Stored dataset items
+++
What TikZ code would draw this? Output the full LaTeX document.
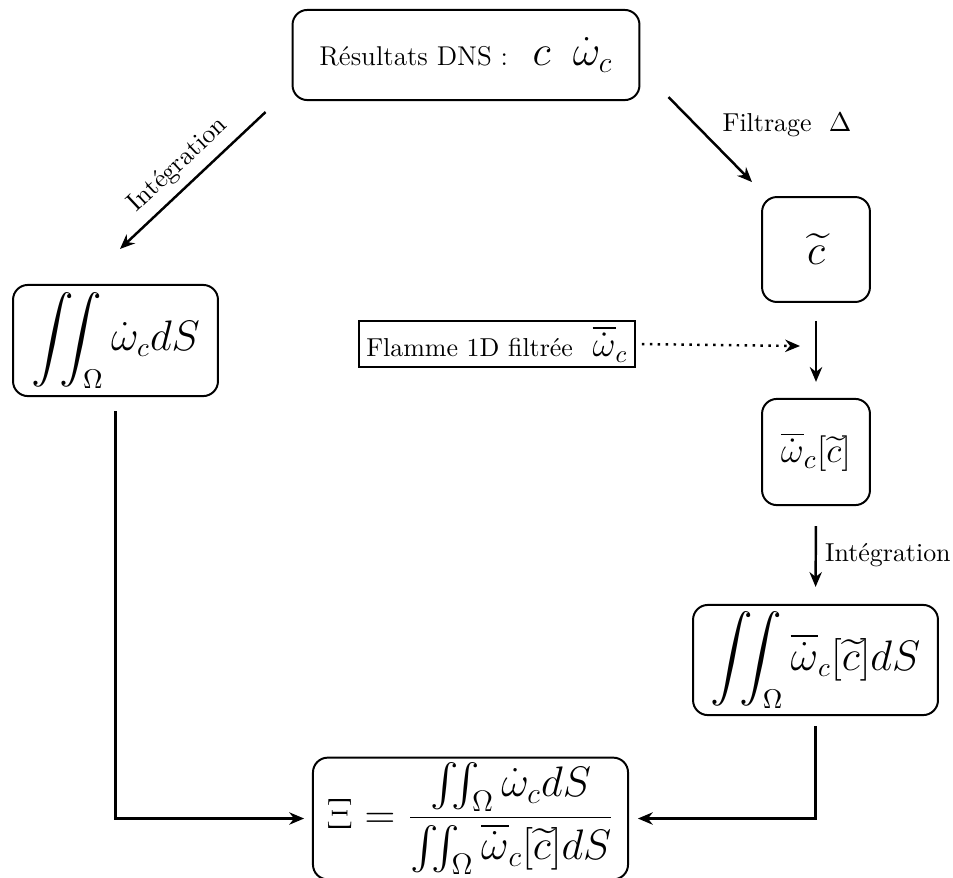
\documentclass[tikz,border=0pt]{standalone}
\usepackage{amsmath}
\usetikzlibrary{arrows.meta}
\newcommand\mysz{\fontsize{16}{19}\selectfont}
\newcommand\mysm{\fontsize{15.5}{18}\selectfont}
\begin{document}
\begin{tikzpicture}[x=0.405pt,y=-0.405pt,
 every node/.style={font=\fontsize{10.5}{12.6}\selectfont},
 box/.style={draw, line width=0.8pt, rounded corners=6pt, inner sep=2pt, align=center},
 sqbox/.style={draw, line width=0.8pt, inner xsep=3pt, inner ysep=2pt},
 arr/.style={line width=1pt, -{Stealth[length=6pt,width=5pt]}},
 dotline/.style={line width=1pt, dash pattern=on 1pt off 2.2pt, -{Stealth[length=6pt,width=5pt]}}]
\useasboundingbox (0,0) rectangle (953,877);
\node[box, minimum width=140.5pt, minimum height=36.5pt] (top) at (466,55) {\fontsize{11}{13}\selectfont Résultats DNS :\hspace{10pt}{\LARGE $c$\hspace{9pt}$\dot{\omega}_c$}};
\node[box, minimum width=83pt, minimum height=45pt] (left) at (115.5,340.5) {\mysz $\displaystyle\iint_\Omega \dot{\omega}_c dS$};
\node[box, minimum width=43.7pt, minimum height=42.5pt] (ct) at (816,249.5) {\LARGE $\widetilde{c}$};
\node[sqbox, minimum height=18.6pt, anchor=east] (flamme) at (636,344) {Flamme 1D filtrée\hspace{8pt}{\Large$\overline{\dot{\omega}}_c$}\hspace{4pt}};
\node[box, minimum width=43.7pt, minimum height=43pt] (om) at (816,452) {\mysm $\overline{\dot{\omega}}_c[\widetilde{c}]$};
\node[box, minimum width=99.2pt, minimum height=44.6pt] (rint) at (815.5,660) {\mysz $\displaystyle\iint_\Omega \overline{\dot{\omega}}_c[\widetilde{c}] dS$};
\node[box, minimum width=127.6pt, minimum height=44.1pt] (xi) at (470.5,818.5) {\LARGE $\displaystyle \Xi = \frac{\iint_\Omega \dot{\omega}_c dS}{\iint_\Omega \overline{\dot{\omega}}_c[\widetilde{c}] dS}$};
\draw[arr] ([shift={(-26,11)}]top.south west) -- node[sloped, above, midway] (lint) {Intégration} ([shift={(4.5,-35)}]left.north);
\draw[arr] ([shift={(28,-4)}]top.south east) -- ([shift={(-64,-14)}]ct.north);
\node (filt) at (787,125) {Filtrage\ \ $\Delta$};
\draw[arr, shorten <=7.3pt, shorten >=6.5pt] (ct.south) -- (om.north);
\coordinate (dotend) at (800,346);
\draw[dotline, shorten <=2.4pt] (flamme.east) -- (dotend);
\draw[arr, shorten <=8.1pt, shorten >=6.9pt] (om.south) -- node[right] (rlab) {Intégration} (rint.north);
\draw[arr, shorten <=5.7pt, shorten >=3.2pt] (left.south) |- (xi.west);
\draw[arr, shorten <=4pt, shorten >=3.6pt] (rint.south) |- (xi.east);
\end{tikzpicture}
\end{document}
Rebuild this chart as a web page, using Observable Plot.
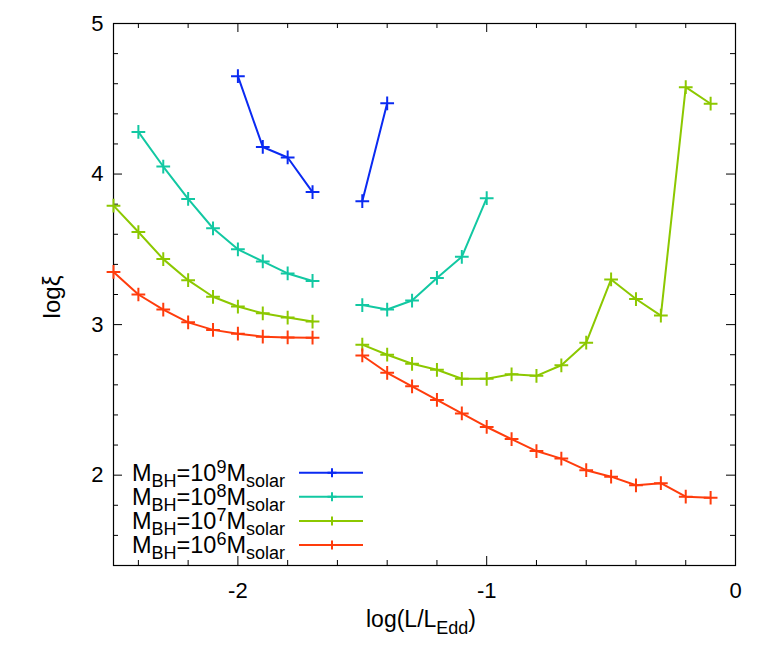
+++
### Objective
Omit the images and transcribe all of the records above word for word.

### Result of the task
What TikZ code would draw this? Output the full LaTeX document.
\documentclass[tikz,border=0pt]{standalone}
\usepackage{amsmath}
\usetikzlibrary{arrows.meta}
\newcommand\mysz{\fontsize{16}{19}\selectfont}
\newcommand\mysm{\fontsize{15.5}{18}\selectfont}
\begin{document}
\begin{tikzpicture}[x=0.405pt,y=-0.405pt,
 every node/.style={font=\fontsize{10.5}{12.6}\selectfont},
 box/.style={draw, line width=0.8pt, rounded corners=6pt, inner sep=2pt, align=center},
 sqbox/.style={draw, line width=0.8pt, inner xsep=3pt, inner ysep=2pt},
 arr/.style={line width=1pt, -{Stealth[length=6pt,width=5pt]}},
 dotline/.style={line width=1pt, dash pattern=on 1pt off 2.2pt, -{Stealth[length=6pt,width=5pt]}}]
\useasboundingbox (0,0) rectangle (953,877);
\node[box, minimum width=140.5pt, minimum height=36.5pt] (top) at (466,55) {\fontsize{11}{13}\selectfont Résultats DNS :\hspace{10pt}{\LARGE $c$\hspace{9pt}$\dot{\omega}_c$}};
\node[box, minimum width=83pt, minimum height=45pt] (left) at (115.5,340.5) {\mysz $\displaystyle\iint_\Omega \dot{\omega}_c dS$};
\node[box, minimum width=43.7pt, minimum height=42.5pt] (ct) at (816,249.5) {\LARGE $\widetilde{c}$};
\node[sqbox, minimum height=18.6pt, anchor=east] (flamme) at (636,344) {Flamme 1D filtrée\hspace{8pt}{\Large$\overline{\dot{\omega}}_c$}\hspace{4pt}};
\node[box, minimum width=43.7pt, minimum height=43pt] (om) at (816,452) {\mysm $\overline{\dot{\omega}}_c[\widetilde{c}]$};
\node[box, minimum width=99.2pt, minimum height=44.6pt] (rint) at (815.5,660) {\mysz $\displaystyle\iint_\Omega \overline{\dot{\omega}}_c[\widetilde{c}] dS$};
\node[box, minimum width=127.6pt, minimum height=44.1pt] (xi) at (470.5,818.5) {\LARGE $\displaystyle \Xi = \frac{\iint_\Omega \dot{\omega}_c dS}{\iint_\Omega \overline{\dot{\omega}}_c[\widetilde{c}] dS}$};
\draw[arr] ([shift={(-26,11)}]top.south west) -- node[sloped, above, midway] (lint) {Intégration} ([shift={(4.5,-35)}]left.north);
\draw[arr] ([shift={(28,-4)}]top.south east) -- ([shift={(-64,-14)}]ct.north);
\node (filt) at (787,125) {Filtrage\ \ $\Delta$};
\draw[arr, shorten <=7.3pt, shorten >=6.5pt] (ct.south) -- (om.north);
\coordinate (dotend) at (800,346);
\draw[dotline, shorten <=2.4pt] (flamme.east) -- (dotend);
\draw[arr, shorten <=8.1pt, shorten >=6.9pt] (om.south) -- node[right] (rlab) {Intégration} (rint.north);
\draw[arr, shorten <=5.7pt, shorten >=3.2pt] (left.south) |- (xi.west);
\draw[arr, shorten <=4pt, shorten >=3.6pt] (rint.south) |- (xi.east);
\end{tikzpicture}
\end{document}
Rebuild this chart as a web page, using Observable Plot.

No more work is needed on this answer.